SET TASK
Retype word for word the first line of the listing and each line after it up to the line with "post_y = [49, 23]", with the pictures taken out.

AVAILABLE DATA
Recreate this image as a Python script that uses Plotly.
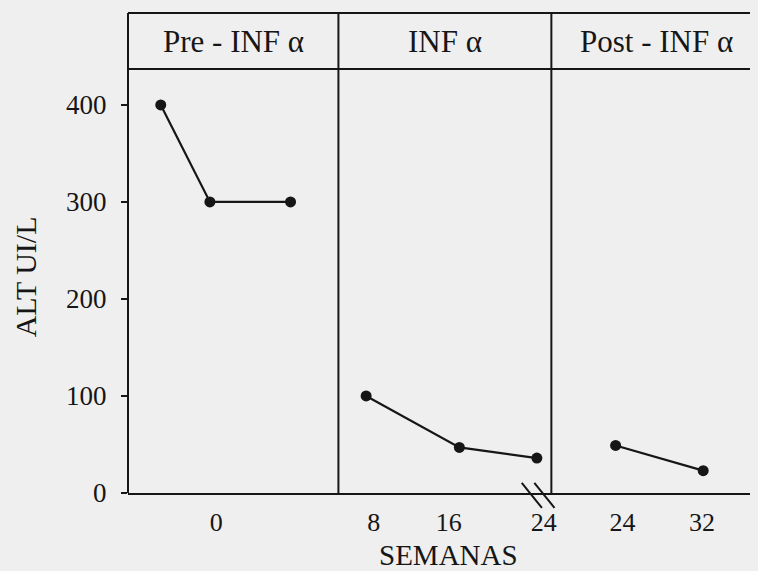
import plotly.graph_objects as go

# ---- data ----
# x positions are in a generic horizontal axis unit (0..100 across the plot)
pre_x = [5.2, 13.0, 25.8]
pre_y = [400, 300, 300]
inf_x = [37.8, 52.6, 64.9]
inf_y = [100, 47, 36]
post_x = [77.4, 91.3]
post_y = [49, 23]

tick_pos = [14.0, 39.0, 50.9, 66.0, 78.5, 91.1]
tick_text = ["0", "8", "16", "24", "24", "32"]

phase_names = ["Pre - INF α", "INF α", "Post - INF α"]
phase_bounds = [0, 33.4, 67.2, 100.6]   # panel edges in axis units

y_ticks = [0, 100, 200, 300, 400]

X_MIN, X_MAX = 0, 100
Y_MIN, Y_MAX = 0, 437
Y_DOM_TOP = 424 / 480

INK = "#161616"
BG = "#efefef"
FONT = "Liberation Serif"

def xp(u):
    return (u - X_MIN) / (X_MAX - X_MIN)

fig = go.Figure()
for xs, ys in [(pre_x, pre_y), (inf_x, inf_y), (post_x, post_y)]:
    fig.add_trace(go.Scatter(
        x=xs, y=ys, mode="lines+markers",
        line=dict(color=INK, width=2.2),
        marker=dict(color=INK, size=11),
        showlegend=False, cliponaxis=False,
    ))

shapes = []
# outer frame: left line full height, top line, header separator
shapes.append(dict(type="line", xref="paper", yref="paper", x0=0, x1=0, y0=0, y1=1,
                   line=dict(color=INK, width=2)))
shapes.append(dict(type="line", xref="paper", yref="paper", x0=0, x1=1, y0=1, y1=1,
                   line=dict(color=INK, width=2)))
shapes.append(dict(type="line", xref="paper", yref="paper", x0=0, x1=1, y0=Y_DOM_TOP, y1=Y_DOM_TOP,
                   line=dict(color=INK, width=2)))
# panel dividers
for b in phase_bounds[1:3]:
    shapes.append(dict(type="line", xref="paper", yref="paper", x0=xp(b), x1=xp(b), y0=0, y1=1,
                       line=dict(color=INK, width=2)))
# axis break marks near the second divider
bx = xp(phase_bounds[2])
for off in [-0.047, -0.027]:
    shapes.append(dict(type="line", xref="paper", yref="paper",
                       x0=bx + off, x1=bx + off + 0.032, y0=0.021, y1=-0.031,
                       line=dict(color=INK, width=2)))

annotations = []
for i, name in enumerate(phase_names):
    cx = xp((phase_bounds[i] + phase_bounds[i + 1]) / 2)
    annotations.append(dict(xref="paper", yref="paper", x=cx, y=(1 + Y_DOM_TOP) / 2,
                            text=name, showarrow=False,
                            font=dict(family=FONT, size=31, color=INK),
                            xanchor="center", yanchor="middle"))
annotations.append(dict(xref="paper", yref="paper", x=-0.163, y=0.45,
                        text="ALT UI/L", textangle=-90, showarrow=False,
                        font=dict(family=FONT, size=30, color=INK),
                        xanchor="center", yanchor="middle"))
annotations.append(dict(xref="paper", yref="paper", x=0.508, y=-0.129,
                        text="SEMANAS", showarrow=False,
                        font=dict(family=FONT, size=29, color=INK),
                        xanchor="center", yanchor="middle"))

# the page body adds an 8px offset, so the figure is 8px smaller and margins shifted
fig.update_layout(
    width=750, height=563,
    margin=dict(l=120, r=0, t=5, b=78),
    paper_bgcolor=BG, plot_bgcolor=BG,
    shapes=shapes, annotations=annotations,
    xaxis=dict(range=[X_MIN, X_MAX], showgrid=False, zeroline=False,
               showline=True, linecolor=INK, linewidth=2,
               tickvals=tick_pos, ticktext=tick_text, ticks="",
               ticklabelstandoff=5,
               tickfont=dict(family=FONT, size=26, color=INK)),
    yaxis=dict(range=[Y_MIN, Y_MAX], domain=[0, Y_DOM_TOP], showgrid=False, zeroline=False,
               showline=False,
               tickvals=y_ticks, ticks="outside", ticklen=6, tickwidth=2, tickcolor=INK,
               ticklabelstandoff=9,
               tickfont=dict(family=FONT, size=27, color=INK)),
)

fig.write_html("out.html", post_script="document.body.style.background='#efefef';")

EXERCISE SOLUTION
Recreate this image as a Python script that uses Plotly.
import plotly.graph_objects as go

# ---- data ----
# x positions are in a generic horizontal axis unit (0..100 across the plot)
pre_x = [5.2, 13.0, 25.8]
pre_y = [400, 300, 300]
inf_x = [37.8, 52.6, 64.9]
inf_y = [100, 47, 36]
post_x = [77.4, 91.3]
post_y = [49, 23]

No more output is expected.